Retype only the lines running from the beginning of the entries below to the line with "plt.rcParams['font.family'] = ['Noto", both included. Do not include pictures.

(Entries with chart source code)
== == ==
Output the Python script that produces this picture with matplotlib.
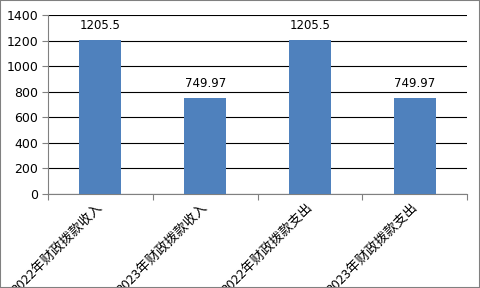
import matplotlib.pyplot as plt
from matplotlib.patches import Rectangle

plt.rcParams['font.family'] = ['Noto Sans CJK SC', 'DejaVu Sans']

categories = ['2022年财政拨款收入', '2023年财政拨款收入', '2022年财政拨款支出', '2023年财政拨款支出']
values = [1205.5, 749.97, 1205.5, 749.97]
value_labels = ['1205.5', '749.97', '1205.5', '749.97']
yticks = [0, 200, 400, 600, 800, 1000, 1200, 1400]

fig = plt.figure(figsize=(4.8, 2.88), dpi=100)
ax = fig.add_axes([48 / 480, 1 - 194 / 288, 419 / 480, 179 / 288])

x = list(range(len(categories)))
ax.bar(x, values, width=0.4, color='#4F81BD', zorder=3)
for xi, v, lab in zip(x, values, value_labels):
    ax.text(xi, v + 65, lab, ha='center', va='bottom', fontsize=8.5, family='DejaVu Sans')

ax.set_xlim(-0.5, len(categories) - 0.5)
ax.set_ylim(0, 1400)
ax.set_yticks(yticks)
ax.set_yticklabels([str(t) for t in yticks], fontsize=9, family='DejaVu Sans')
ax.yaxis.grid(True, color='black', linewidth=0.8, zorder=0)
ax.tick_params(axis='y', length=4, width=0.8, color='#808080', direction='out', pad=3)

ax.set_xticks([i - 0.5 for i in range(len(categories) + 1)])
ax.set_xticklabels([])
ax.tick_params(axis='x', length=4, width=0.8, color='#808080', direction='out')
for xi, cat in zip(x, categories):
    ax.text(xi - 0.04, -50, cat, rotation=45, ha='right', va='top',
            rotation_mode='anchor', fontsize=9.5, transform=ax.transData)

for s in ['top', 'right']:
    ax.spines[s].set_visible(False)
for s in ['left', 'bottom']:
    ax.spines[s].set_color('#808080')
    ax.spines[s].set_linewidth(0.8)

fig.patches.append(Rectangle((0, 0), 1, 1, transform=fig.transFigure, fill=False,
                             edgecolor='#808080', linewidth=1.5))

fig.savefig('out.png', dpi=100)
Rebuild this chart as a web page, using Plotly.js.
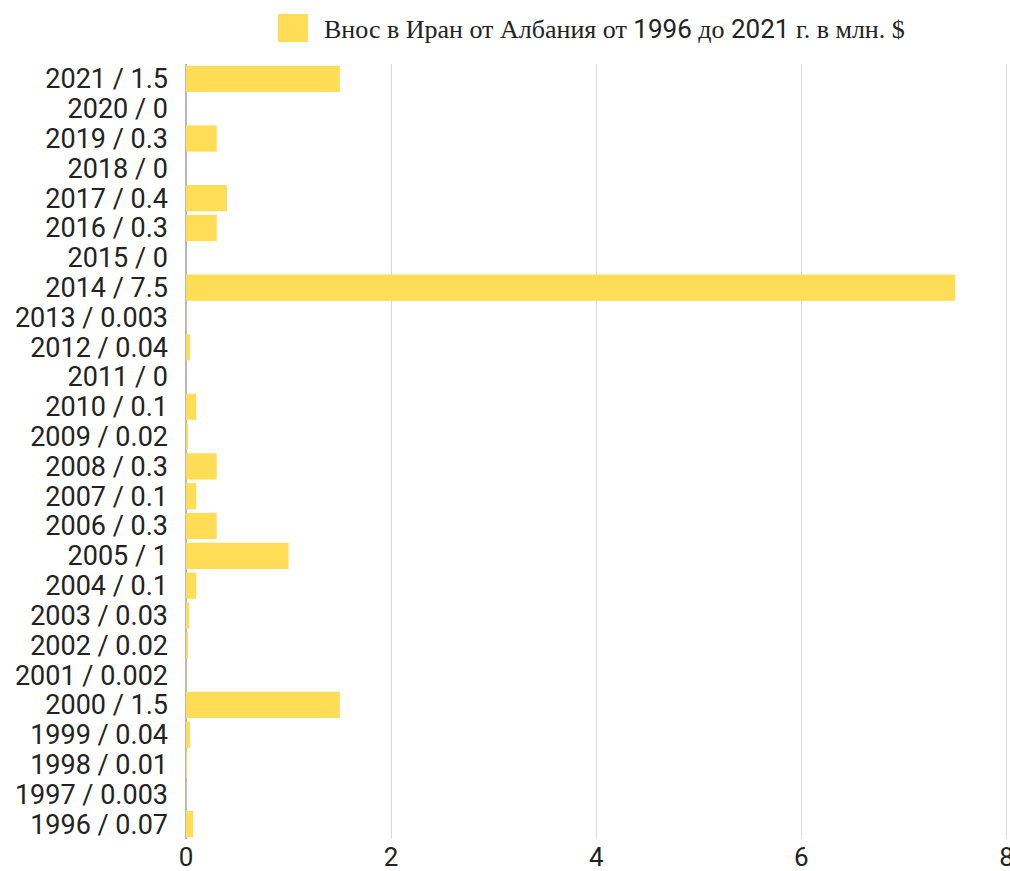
== == ==
* Output below *
Output the Python script that produces this picture with matplotlib.
import matplotlib.pyplot as plt
from matplotlib.patches import Rectangle

plt.rcParams['font.family'] = ['Noto Sans CJK SC', 'DejaVu Sans']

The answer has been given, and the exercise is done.